Priest Vallon was born in 1807 in Dublin, Ireland to a family of Irish Catholics. He emigrated to the United States to escape the great famine of the 1830s and 1840s, settling in the Five Points slum of Manhattan, New York City. There, he became a respected leader of the Irish immigrant community, and he was nicknamed "Priest" for his devout Catholicism; however, he was no clergyman, fathering a son whom he named Amsterdam and coming to lead the Dead Rabbits, a gang of Irish Catholic immigrants formed to protect the Irish immigrant community from nativist violence. He became rivals with the Protestant Natives gang, led by William Cutting, and they planned to decide their dispute once and for all on 6 February 1846.

Final battle[]

Priest Vallon dead

Vallon's body

The Natives and Dead Rabbits, each supported by smaller gangs, met at snowy Paradise Square, where Cutting and Vallon exchanged taunts before leading their warriors into a gruesome melee battle. Cutting killed several Irish gangsters before making his way towards Vallon, stabbing him in the chest and in the side with his two knives.
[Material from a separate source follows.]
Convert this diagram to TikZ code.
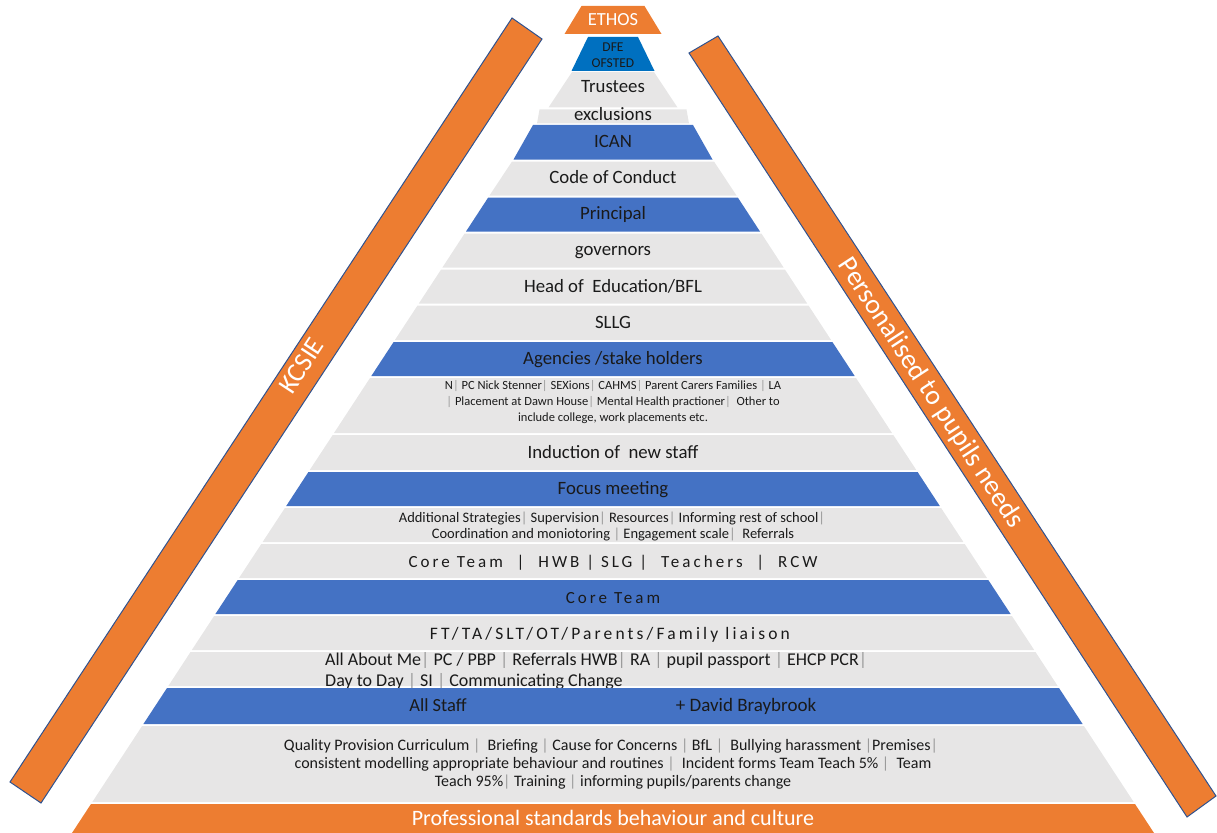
\documentclass[tikz,border=0pt]{standalone}
\usepackage{fontspec}
\setmainfont{Carlito}
\newfontfamily\spacedfont[LetterSpace=18]{Carlito}
\definecolor{layergray}{HTML}{E7E6E6}
\definecolor{layerblue}{HTML}{4472C4}
\definecolor{dfeblue}{HTML}{0070C0}
\definecolor{accent}{HTML}{ED7D31}
\definecolor{edgeblue}{HTML}{2F528F}
\definecolor{ink}{HTML}{1A1A1A}
\newcommand{\sepbar}{{\color{black!40}|}}
% one pyramid tier: top y, bottom y, half width at top, half width at bottom, fill
\newcommand{\tier}[5]{\fill[#5] (613-#3,#1) -- (613+#3,#1) -- (613+#4,#2) -- (613-#4,#2) -- cycle;}
\begin{document}
\begin{tikzpicture}[x=1pt,y=-1pt,
  line/.style={inner sep=0pt, text height=0.64em, text depth=0pt, text=ink, yshift=-2.5pt},
  title/.style={line, font=\fontsize{18.8}{22}\selectfont},
  small/.style={line, font=\fontsize{12.5}{15}\selectfont},
  mid/.style={line, font=\fontsize{14.5}{17}\selectfont},
  low/.style={line, font=\fontsize{16}{18}\selectfont},
  big/.style={line, font=\fontsize{18}{21}\selectfont},
  spaced/.style={line, font=\fontsize{17}{20}\spacedfont},
  white text/.style={line, text=white},
  band/.style={fill=accent, draw=edgeblue, line width=1pt, line join=miter}]
\useasboundingbox (0,0) rectangle (1217,832);

% tiers of the pyramid, top to bottom
\tier{6}{34}{31.5}{48.5}{accent}
\tier{37}{71}{25}{41.5}{dfeblue}
\tier{72}{107.5}{41}{64.5}{layergray}
\tier{109.5}{123.5}{73.5}{76}{layergray}
\tier{125}{159.5}{80}{99.5}{layerblue}
\tier{161.5}{195.5}{101}{123.5}{layergray}
\tier{197.5}{231.5}{124.8}{147}{layerblue}
\tier{233.5}{267.5}{148.4}{170.6}{layergray}
\tier{269.5}{303.5}{171.9}{194.2}{layergray}
\tier{305.5}{340}{195.5}{218.1}{layergray}
\tier{342}{376}{219.4}{241.7}{layerblue}
\tier{378}{433}{243}{279}{layergray}
\tier{435}{470}{280.3}{303.3}{layergray}
\tier{472}{506}{304.6}{326.8}{layerblue}
\tier{508}{542}{328.1}{350.4}{layergray}
\tier{544}{578}{351.7}{374}{layergray}
\tier{580}{614}{375.3}{397.6}{layerblue}
\tier{616}{650}{398.9}{421.2}{layergray}
\tier{652}{686}{422.5}{444.7}{layergray}

% left-aligned text that runs into the tier below
\node[big, anchor=west] (aam1) at (325,660) {All About Me\sepbar{} PC / PBP \sepbar{} Referrals HWB\sepbar{} RA \sepbar{} pupil passport \sepbar{} EHCP PCR\sepbar};
\node[big, anchor=west] (aam2) at (325,681) {Day to Day \sepbar{} SI \sepbar{} Communicating Change};

\tier{688}{724}{446}{469.6}{layerblue}
\tier{726}{802}{470.9}{520.7}{layergray}
\tier{804}{840}{522}{545.6}{accent}

% side bands
\draw[band] (10,782) -- (41,803) -- (542,39) -- (512,18) -- cycle;
\draw[band] (689,53) -- (718,36) -- (1216,796) -- (1187,817) -- cycle;
\node[white text, yshift=0pt, font=\fontsize{27}{30}\selectfont, rotate=56.7] (kcsie) at (306,366) {KCSIE};
\node[white text, yshift=0pt, font=\fontsize{27.5}{30}\selectfont, rotate=-56.8] (personal) at (927,393) {Personalised to pupils needs};

% tier labels
\node[white text, font=\fontsize{18.5}{22}\selectfont] (ethos) at (613,20) {ETHOS};
\node[line, font=\fontsize{13.5}{16}\selectfont] (dfe) at (613,46) {DFE};
\node[line, font=\fontsize{13.5}{16}\selectfont] (ofsted) at (613,62) {OFSTED};
\node[title] (trustees) at (613,87) {Trustees};
\node[title] (exclusions) at (613,115) {exclusions};
\node[title] (ican) at (613,142) {ICAN};
\node[title] (code) at (613,178) {Code of Conduct};
\node[title] (principal) at (613,214) {Principal};
\node[title] (governors) at (613,250) {governors};
\node[title] (head) at (613,287) {Head of~ Education/BFL};
\node[title] (sllg) at (613,323) {SLLG};
\node[title] (agencies) at (613,359) {Agencies /stake holders};
\node[small] (ag1) at (613,384) {N\sepbar{} PC Nick Stenner\sepbar{} SEXions\sepbar{} CAHMS\sepbar{} Parent Carers Families \sepbar{} LA};
\node[small] (ag2) at (613,400) {\sepbar{} Placement at Dawn House\sepbar{} Mental Health practioner\sepbar{}~ Other to};
\node[small] (ag3) at (613,416) {include college, work placements etc.};
\node[title] (induction) at (613,453) {Induction of~ new staff};
\node[title] (focus) at (613,489) {Focus meeting};
\node[mid] (fm1) at (612,517) {Additional Strategies\sepbar{} Supervision\sepbar{} Resources\sepbar{} Informing rest of school\sepbar};
\node[mid] (fm2) at (613,533) {Coordination and moniotoring \sepbar{} Engagement scale\sepbar{}~ Referrals};
\node[spaced] (teams) at (613,562) {Core Team \ {\color{ink}|}\ \ HWB {\color{ink}|} SLG {\color{ink}|} \ Teachers \ {\color{ink}|} \ RCW};
\node[spaced] (core) at (613,598) {Core Team};
\node[spaced, font=\fontsize{17.5}{20}\spacedfont] (liaison) at (610,634) {FT/TA/SLT/OT/Parents/Family liaison};
\node[big, font=\fontsize{18.5}{21}\selectfont] (allstaff) at (438,706) {All Staff};
\node[big, font=\fontsize{19}{21}\selectfont] (david) at (746,706) {+ David Braybrook};
\node[low] (q1) at (611,745) {Quality Provision Curriculum \sepbar{}~ Briefing \sepbar{} Cause for Concerns \sepbar{} BfL \sepbar{}~ Bullying harassment \sepbar{}Premises\sepbar};
\node[low] (q2) at (613,763) {consistent modelling appropriate behaviour and routines \sepbar{}~ Incident forms Team Teach 5\% \sepbar{}~ Team};
\node[low] (q3) at (613,781) {Teach 95\%\sepbar{} Training \sepbar{} informing pupils/parents change};
\node[white text, font=\fontsize{22}{24}\selectfont] (prof) at (613,820) {Professional standards behaviour and culture};
\end{tikzpicture}
\end{document}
A mortally wounded Vallon fell to the ground as his son watched from a distance, and a Dead Rabbits member sounded the retreat, leaving the Natives as the victors. Amsterdam ran to his father, who told him to "never look away" (asking him to remember his death), and Vallon then asked Cutting to finish him. Cutting stabbed him one last time, killing him, and he left his knife in Vallon's hands for when he "crossed the river" in the afterlife. He then ordered that Amsterdam be taken to the law and given a proper education, but Vallon took the knife which killed his father and ran off, secretly vowing to avenge his father's death. Cutting then had the Dead Rabbits outlawed and forbade the mention of their name, but, as he respected Vallon, he ordered that no man touch his body, and had him buried with honor.